La musique de Bruckner arrive ensuite comme une restauration de l’équilibre. Elle nous ramène à Dieu et à l’idée d’un ordre du monde. La symphonie de Bruckner est l’expression d’un homme qui croit profondément à l’harmonie du cosmos. C’est pourquoi le final de la Quatrième — sa conclusion majestueuse et lumineuse — résonne comme un triomphe de la paix, de l’harmonie et de l’équilibre intérieur. C’est là ce « repos éternel » auquel nous aspirons, mais non plus par le désespoir de Ligeti : par la lumière de Bruckner.

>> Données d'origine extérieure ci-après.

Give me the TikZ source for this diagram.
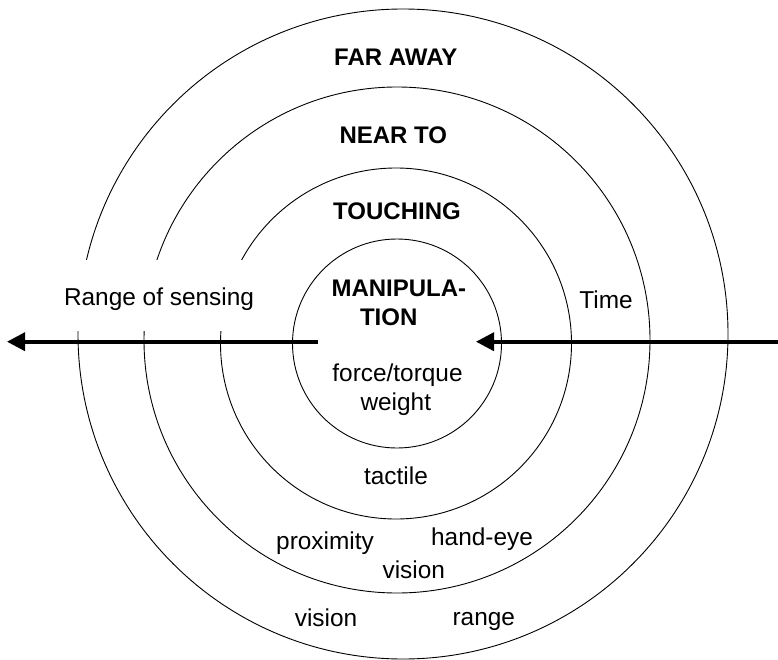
\documentclass[tikz,border=0pt]{standalone}
\usepackage{fontspec}
\setmainfont{Liberation Sans}
\usetikzlibrary{arrows.meta}
\begin{document}
\begin{tikzpicture}[x=1pt,y=-1pt,
  ring/.style={circle,draw,line width=0.9pt,inner sep=0pt},
  txt/.style={font=\fontsize{24.4}{29}\selectfont,anchor=base,inner sep=0pt},
  btxt/.style={font=\fontsize{24}{29}\selectfont\bfseries,anchor=base,inner sep=0pt},
  bigarrow/.style={line width=3.6pt,-{Triangle[length=18pt,width=18pt]}}]
\useasboundingbox (0,0) rectangle (778,660);
% rings
\node[ring,minimum size=650pt] (far) at (403,334) {};
\node[ring,minimum size=506pt] (near) at (397,340) {};
\node[ring,minimum size=351pt] (touch) at (396,343.5) {};
\node[ring,minimum size=209pt] (manip) at (397,343.5) {};
% gap behind the label
\fill[white] (58,260) rectangle (258,330.7);
% zone titles
\node[btxt] (tfar) at (395.8,66) {FAR AWAY};
\node[btxt] (tnear) at (393.3,143.3) {NEAR TO};
\node[btxt] (ttouch) at (397,219) {TOUCHING};
\node[btxt] (tman1) at (398.9,296.7) {MANIPULA-};
\node[btxt] (tman2) at (388.7,325.7) {TION};
% sensors
\node[txt] (force) at (397.5,381.7) {force/torque};
\node[txt] (weight) at (395.8,410) {weight};
\node[txt] (tactile) at (396,484) {tactile};
\node[txt] (prox) at (325,549.3) {proximity};
\node[txt] (handeye) at (482,545.7) {hand-eye};
\node[txt] (vision1) at (413.8,578.3) {vision};
\node[txt] (vision2) at (326,626) {vision};
\node[txt] (range) at (483.8,625) {range};
% axis labels
\node[txt] (rangesens) at (159,305.7) {Range of sensing};
\node[txt] (time) at (606,308.3) {Time};
% arrows
\coordinate (lstart) at (318,341.7);
\coordinate (ltip) at (7,341.7);
\coordinate (rstart) at (778,341.7);
\coordinate (rtip) at (476,341.7);
\draw[bigarrow] (lstart) -- (ltip);
\draw[bigarrow] (rstart) -- (rtip);
\end{tikzpicture}
\end{document}
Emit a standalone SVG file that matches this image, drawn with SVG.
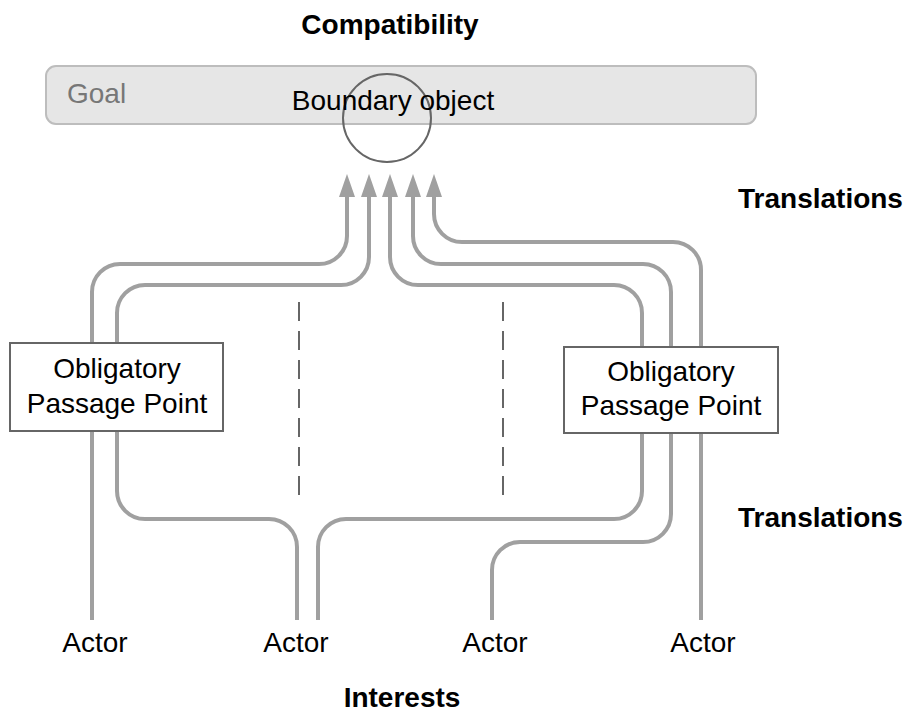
<svg xmlns="http://www.w3.org/2000/svg" width="909" height="715" viewBox="0 0 909 715">
<style>
text{font-family:"Liberation Sans",Arial,sans-serif;font-size:28px;fill:#000}
.b{font-weight:bold}
.c{text-anchor:middle}
.flow{fill:none;stroke:#a0a0a0;stroke-width:4;marker-end:url(#ah)}
.dash{fill:none;stroke:#666;stroke-width:2;stroke-dasharray:19 10}
.box{fill:#fff;stroke:#666;stroke-width:2}
</style>
<defs>
<marker id="ah" viewBox="0 0 23 16" markerWidth="23" markerHeight="16" refX="0" refY="8" orient="auto" markerUnits="userSpaceOnUse">
<path d="M0,0 L23,8 L0,16 z" fill="#a0a0a0"/>
</marker>
</defs>
<rect width="909" height="715" fill="#fff"/>
<text class="b c" x="390" y="34">Compatibility</text>
<text class="b" x="738" y="208">Translations</text>
<text class="b" x="738" y="527">Translations</text>
<text class="b c" x="402" y="707">Interests</text>
<g id="goal">
<rect x="46" y="66" width="710" height="58" rx="10" fill="#e6e6e6" stroke="#bdbdbd" stroke-width="2"/>
<text x="67" y="103" style="fill:#777">Goal</text>
</g>
<g id="boundary">
<circle cx="387" cy="118" r="44" fill="none" stroke="#666" stroke-width="2"/>
<text class="c" x="393" y="110">Boundary object</text>
</g>
<g id="connectors">
<path class="flow" d="M92,620 V292 A28,28 0 0 1 120,264 H319 A28,28 0 0 0 347,236 V197"/>
<path class="flow" d="M297,620 V547 A28,28 0 0 0 269,519 H145 A28,28 0 0 1 117,491 V313 A28,28 0 0 1 145,285 H341 A28,28 0 0 0 369,257 V197"/>
<path class="flow" d="M318,620 V547 A28,28 0 0 1 346,519 H614 A28,28 0 0 0 642,491 V313 A28,28 0 0 0 614,285 H418 A28,28 0 0 1 390,257 V197"/>
<path class="flow" d="M492,620 V570 A28,28 0 0 1 520,542 H643 A28,28 0 0 0 671,514 V292 A28,28 0 0 0 643,264 H441 A28,28 0 0 1 413,236 V197"/>
<path class="flow" d="M701,620 V270 A28,28 0 0 0 673,242 H462 A28,28 0 0 1 434,214 V197"/>
<path class="dash" d="M299,302 V496"/>
<path class="dash" d="M503,302 V496"/>
</g>
<g id="opp-left">
<rect class="box" x="10" y="343" width="213" height="88"/>
<text class="c" x="117" y="378">Obligatory</text>
<text class="c" x="117" y="413">Passage Point</text>
</g>
<g id="opp-right">
<rect class="box" x="564" y="347" width="214" height="86"/>
<text class="c" x="671" y="381">Obligatory</text>
<text class="c" x="671" y="415">Passage Point</text>
</g>
<g id="actor1"><text class="c" x="95" y="652">Actor</text></g>
<g id="actor2"><text class="c" x="296" y="652">Actor</text></g>
<g id="actor3"><text class="c" x="495" y="652">Actor</text></g>
<g id="actor4"><text class="c" x="703" y="652">Actor</text></g>
</svg>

Il existe encore une autre parenté entre eux : une forme de retenue et de concentration dans le traitement du matériau musical. Les deux compositeurs, chacun à sa manière, savent construire un univers entier à partir d’un nombre très limité de motifs, comme s’ils sculptaient une forme dans un seul bloc de pierre. On reproche souvent à Bruckner ses répétitions et le développement trop prolongé d’une seule idée, mais c’est précisément cette insistance qui donne à sa musique sa solidité monolithique, presque architecturale. En ce sens, il apparaît comme un précurseur involontaire du minimalisme : non par ressemblance extérieure, mais par ce principe intérieur consistant à révéler la profondeur à travers un mouvement progressif, concentré. (Et le contraste avec Mahler devient alors très clair : chez Mahler, les symphonies sont peuplées d’un univers entier d’images et et de personnages.) Bruckner, lui, ouvre devant nous le lent souffle de l’espace et du temps.

Enfin, ils sont unis par une aspiration intellectuelle particulière. Ni Ligeti ni Bruckner n’écrivent une musique née d’impressions quotidiennes ou de simples tableaux pittoresques. Ils se tournent vers ce qui dépasse la vie ordinaire : vers les questions de sens, vers la structure spirituelle du monde, vers la destinée humaine. Leur musique ne cherche pas à divertir — elle cherche à exprimer ce qui ne peut être dit autrement. Chacun y parvient par un chemin propre : dans le Requiem de Ligeti, c’est le chemin vers l’abîme, vers l’obscurité tragique de l’existence humaine ; dans la Quatrième symphonie de Bruckner, c’est le chemin vers la lumière, vers une harmonie universelle et un apaisement quasi liturgique.